Most probable value given predictions with confidence levels I'm new to http://stats.stackexchange, so please let me know if I'm doing something wrong.
I have the following problem:
Suppose that there is a car traveling along a flat surface. There are no roads on this surface, so the travel can be thought of as random.
There are five people in a helicopter flying above this surface, all of whom are observing this car from the helicopter, through the same window (in the helicopter).
After some time, each person is asked to predict where the car will be in one second. Each person gives a prediction, along with how confident they are of that prediction i.e. person P says "I am C% confident that in one second from now, the car will be at location L).
Given that there are five such people, how can I determine the most probable location of the car one second from now?
I don't think this really matters, but being a stats n00b, I'd rather provide this information than not: the number of people in the helicopter is variable. Five is just an example for this case. It's not fixed.
More Information:
The observers in the helicopter have all been trained for such a prediction task. However, each observer specializes in predicting certain types of behavior. For example, one observer might be trained in predicting all types of left turns, etc.
Assume that human error does not exist and that all observers tell the truth. Also assume that they all have the same objective scale of measuring their own confidences.
A note on confidences: Confidence does not refer to a confidence interval, which talks about the range of possible/probable values for a variable.
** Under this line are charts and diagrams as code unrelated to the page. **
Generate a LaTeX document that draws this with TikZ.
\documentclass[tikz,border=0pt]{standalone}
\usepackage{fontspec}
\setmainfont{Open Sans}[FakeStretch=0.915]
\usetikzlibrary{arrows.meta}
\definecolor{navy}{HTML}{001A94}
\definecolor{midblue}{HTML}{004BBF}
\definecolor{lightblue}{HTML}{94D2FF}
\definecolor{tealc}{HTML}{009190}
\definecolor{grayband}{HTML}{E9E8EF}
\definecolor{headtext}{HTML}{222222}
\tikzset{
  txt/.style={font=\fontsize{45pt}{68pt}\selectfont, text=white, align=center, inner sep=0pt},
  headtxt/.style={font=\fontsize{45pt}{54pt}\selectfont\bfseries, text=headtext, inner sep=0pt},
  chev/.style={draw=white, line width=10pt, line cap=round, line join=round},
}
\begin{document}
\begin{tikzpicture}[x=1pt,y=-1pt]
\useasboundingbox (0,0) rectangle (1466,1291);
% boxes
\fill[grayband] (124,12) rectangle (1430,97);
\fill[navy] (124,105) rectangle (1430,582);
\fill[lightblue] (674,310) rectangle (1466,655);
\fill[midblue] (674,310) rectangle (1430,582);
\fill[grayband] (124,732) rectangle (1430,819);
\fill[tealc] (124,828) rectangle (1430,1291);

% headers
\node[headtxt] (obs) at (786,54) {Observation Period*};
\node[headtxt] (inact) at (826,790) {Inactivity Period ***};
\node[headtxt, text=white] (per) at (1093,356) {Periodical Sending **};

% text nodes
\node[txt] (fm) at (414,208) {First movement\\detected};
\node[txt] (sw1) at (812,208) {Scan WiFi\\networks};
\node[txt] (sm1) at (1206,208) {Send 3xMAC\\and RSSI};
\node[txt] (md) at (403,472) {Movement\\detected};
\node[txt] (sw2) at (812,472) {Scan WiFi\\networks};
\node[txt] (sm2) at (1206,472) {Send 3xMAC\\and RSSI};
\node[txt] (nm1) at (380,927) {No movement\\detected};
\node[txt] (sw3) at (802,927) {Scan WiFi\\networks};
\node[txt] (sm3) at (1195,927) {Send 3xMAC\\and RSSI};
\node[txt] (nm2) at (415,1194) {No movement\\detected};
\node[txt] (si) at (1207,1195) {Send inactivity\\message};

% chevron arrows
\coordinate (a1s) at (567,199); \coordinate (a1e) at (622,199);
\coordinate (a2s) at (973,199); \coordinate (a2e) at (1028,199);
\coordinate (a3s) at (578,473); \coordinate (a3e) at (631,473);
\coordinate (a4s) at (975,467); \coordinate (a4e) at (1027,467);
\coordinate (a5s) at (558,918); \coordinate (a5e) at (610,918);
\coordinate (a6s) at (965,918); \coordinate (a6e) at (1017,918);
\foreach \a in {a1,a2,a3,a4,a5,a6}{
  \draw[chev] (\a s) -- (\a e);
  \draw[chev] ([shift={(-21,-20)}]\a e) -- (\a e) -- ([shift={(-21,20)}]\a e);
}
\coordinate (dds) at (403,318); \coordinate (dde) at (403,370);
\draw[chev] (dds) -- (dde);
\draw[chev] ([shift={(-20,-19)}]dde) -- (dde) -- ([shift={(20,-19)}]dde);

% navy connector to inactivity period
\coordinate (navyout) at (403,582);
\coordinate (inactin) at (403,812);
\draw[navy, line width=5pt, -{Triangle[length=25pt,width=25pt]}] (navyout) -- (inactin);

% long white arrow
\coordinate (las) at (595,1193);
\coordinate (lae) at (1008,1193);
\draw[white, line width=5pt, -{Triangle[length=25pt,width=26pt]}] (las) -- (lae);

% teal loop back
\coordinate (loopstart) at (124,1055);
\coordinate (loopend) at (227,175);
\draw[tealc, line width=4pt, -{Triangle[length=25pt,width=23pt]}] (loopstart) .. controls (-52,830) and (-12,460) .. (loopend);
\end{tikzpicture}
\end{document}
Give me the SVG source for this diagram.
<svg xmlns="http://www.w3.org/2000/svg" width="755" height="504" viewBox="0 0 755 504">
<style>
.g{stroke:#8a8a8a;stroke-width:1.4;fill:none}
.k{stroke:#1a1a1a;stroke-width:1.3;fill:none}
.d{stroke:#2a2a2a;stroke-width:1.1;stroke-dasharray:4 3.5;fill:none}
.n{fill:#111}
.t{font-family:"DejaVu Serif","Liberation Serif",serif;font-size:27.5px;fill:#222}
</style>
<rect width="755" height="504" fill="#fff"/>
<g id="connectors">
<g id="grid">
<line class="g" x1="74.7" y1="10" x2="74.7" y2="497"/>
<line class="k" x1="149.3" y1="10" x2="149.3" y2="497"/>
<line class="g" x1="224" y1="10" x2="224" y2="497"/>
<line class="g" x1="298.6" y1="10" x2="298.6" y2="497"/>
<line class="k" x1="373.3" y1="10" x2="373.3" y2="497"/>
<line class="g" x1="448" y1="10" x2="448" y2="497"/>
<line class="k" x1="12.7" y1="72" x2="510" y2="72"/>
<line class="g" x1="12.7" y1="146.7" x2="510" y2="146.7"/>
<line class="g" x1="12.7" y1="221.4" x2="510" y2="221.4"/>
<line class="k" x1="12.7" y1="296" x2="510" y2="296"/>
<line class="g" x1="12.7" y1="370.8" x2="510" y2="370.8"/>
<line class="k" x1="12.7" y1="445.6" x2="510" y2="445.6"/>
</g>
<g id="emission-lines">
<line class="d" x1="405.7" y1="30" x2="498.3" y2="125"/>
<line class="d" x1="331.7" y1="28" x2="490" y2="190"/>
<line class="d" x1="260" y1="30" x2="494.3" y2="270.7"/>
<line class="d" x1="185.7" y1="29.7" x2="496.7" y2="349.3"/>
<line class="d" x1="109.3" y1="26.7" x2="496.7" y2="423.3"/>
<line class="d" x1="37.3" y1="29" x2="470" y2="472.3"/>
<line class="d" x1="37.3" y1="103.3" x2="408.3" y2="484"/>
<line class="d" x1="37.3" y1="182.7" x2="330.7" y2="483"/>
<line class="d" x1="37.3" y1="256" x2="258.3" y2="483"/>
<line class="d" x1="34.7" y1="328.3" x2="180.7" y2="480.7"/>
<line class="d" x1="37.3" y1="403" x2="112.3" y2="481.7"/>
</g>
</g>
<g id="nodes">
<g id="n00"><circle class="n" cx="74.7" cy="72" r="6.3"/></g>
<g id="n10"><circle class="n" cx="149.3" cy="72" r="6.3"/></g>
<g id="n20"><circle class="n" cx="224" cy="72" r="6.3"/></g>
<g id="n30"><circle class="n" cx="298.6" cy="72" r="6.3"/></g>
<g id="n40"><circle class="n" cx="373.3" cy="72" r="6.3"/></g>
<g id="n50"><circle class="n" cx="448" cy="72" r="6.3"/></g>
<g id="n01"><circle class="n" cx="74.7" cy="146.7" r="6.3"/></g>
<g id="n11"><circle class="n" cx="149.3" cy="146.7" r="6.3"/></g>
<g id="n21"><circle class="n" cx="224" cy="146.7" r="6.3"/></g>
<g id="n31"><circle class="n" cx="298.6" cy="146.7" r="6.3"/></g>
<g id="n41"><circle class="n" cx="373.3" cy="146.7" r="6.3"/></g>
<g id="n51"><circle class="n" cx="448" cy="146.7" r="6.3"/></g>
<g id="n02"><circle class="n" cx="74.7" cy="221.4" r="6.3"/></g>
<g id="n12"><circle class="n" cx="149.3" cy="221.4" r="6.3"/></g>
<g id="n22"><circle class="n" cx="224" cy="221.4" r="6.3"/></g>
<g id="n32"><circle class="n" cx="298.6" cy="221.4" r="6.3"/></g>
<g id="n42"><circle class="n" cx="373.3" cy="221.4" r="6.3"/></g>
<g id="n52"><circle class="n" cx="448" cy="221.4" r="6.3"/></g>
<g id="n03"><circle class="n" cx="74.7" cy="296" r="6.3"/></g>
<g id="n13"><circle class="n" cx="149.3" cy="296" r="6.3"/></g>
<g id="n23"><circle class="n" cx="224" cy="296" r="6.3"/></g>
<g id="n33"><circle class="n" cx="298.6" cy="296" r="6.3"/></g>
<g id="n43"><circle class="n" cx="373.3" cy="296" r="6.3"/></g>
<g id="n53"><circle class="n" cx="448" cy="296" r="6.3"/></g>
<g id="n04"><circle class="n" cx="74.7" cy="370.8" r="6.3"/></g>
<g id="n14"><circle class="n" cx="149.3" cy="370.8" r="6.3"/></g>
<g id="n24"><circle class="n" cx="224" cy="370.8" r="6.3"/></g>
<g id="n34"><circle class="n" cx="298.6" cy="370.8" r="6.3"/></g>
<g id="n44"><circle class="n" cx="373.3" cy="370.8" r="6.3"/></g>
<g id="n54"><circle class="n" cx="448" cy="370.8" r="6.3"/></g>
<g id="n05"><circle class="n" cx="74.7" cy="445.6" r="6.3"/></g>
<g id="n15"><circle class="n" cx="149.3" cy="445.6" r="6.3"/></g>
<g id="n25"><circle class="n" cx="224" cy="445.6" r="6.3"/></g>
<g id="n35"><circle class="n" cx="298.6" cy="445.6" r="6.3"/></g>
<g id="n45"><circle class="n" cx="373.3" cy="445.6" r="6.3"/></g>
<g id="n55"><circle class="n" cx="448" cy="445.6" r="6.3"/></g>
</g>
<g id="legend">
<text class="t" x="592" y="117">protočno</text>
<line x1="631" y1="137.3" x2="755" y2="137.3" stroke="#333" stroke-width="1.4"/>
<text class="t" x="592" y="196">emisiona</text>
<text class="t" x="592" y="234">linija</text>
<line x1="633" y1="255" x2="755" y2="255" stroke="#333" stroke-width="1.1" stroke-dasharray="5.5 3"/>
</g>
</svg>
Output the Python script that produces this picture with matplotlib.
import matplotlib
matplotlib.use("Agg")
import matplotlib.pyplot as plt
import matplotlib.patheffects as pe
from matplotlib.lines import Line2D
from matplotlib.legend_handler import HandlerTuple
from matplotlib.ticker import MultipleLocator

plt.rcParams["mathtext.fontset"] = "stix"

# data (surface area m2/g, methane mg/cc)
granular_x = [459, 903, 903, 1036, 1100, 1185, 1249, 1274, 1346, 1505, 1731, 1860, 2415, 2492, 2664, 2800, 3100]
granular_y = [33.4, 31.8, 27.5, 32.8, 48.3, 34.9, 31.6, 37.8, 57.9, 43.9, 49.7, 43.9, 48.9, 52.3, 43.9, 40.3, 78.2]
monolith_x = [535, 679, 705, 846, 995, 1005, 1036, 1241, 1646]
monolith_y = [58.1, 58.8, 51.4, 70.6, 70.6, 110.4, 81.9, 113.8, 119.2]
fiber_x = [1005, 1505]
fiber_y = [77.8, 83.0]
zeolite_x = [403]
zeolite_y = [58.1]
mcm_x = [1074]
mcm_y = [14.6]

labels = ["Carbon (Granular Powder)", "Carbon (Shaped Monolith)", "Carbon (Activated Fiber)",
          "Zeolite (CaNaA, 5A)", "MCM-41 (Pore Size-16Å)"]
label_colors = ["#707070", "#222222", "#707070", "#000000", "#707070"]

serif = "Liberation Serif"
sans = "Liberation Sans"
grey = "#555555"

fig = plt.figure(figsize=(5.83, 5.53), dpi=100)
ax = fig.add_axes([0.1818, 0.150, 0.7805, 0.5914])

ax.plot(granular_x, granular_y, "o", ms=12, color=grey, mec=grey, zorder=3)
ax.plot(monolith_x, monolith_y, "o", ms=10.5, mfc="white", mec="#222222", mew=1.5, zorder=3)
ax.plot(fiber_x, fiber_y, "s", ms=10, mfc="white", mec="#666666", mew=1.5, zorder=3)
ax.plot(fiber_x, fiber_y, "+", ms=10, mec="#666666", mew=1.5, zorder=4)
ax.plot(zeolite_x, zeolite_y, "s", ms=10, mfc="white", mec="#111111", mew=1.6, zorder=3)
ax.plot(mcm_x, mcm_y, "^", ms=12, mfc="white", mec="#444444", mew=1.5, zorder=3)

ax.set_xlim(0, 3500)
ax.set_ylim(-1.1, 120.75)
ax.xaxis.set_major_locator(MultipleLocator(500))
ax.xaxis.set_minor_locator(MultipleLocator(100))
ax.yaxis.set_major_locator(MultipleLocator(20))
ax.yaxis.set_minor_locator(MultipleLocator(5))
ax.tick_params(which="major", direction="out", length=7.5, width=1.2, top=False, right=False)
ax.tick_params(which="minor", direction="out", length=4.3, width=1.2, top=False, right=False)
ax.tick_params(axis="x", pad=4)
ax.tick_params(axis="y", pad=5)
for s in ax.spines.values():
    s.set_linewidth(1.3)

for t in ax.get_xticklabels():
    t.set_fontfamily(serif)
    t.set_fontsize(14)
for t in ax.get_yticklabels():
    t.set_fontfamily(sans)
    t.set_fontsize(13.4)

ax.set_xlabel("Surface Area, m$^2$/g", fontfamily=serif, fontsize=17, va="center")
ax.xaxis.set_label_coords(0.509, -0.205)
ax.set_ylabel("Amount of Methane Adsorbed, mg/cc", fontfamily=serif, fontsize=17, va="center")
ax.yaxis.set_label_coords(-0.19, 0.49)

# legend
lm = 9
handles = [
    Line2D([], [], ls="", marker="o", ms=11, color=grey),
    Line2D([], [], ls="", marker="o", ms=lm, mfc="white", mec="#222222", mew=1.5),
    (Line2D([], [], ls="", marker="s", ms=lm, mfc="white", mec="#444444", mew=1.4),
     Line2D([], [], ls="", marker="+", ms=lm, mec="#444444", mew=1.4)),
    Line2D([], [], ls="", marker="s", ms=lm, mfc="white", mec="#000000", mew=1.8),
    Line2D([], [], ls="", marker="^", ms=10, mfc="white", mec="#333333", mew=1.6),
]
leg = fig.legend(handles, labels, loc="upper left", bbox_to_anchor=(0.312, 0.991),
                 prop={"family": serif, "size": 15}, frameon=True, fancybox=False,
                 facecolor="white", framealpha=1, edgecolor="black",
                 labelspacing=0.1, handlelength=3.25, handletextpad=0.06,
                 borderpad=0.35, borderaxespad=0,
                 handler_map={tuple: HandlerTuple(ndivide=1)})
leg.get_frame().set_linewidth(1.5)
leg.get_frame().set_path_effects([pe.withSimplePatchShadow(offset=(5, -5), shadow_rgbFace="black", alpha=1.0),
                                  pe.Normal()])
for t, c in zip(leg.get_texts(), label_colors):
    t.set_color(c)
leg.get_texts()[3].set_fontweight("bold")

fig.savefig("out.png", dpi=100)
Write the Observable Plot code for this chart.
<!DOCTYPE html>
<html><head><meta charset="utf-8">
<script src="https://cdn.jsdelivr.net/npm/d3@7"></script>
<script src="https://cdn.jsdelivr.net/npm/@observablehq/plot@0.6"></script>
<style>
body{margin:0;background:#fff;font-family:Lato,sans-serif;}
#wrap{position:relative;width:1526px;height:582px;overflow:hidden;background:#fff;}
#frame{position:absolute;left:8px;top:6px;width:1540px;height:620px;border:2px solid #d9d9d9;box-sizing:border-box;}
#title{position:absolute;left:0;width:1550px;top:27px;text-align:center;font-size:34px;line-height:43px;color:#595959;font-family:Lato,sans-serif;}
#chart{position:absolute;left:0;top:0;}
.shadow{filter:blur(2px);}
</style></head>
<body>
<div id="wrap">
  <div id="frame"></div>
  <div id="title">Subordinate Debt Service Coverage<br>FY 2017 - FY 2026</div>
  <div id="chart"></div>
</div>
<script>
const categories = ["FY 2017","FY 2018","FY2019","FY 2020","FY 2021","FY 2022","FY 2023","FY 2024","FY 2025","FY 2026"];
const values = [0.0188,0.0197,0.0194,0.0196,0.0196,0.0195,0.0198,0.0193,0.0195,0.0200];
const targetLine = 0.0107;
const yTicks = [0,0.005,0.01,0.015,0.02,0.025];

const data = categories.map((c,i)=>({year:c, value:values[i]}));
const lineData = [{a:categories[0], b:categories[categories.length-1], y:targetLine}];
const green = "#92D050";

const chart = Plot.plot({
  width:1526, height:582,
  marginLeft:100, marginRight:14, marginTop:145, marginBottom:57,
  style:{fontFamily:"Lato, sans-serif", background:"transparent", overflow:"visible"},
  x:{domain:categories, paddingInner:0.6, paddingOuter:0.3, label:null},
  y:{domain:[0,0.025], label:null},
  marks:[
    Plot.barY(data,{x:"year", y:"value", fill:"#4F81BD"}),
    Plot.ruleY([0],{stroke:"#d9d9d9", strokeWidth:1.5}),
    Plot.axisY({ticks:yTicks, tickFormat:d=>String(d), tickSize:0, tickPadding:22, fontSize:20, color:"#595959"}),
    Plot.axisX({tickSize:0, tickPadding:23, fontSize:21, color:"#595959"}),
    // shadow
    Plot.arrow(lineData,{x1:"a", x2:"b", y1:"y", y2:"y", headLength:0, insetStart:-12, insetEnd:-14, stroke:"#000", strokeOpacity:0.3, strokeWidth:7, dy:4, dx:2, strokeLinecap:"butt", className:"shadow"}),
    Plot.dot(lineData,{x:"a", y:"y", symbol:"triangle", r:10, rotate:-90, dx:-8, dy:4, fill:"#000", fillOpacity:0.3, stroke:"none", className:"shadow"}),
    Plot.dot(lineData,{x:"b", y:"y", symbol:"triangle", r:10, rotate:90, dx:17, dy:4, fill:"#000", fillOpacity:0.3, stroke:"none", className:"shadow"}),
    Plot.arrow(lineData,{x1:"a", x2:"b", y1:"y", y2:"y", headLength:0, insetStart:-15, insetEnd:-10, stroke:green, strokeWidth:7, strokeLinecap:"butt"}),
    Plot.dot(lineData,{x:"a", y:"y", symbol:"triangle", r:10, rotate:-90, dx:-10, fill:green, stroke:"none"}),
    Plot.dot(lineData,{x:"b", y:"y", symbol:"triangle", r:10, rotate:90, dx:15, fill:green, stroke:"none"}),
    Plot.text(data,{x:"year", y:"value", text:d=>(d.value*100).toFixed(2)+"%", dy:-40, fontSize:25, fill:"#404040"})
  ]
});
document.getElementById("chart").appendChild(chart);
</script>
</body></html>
A bad example (but one that illustrates the underlying point): if observer A says "I will bet \$100 on my prediction being correct" and observer B says "I will bet \$150 on my prediction being correct", all other factors (such as how much each observer values their money) kept constant, observer B is more confident than observer A. Assume that all observers have been properly trained to correctly use a particular objective scale by which to measure their confidence levels.
 A: If everything is reasonable (and an easy way to check this on real data will be to see that the 5 predictions are fairly close), you can take a weighted average with weights proportional to the confidence levels.
If the predictions are very different, you'll have to get some idea why; maybe one of the 5 is an overconfident idiot, maybe the travel isn't as random as you think.
You can probably do better if you have a more precise understanding of what "I am C% confident that in one second from now, the car will be at location L" actually means, like what is the probability distribution (say, a Gaussian around L?), and where exactly the number C comes from.
A: If you are doing this just once, I like @avb 's idea of a weighted average (or maybe two weighted averages, one for each of two dimensions). 
But if this is an ongoing project, where each person predicts the location many times, then things get more interesting - some people may be better or worse at predicting.
However.... what do you mean by "travel is random"? Motions of cars aren't random. They have limits on turning radius and acceleration and deceleration. If the car is being driven with the wheel being turned at random (with what distribution? Normal? Uniform? Something else?) and the pedals being pushed at random (again, what distribution) then you might be able to solve this analytically. That sounds like a problem for a mathematician!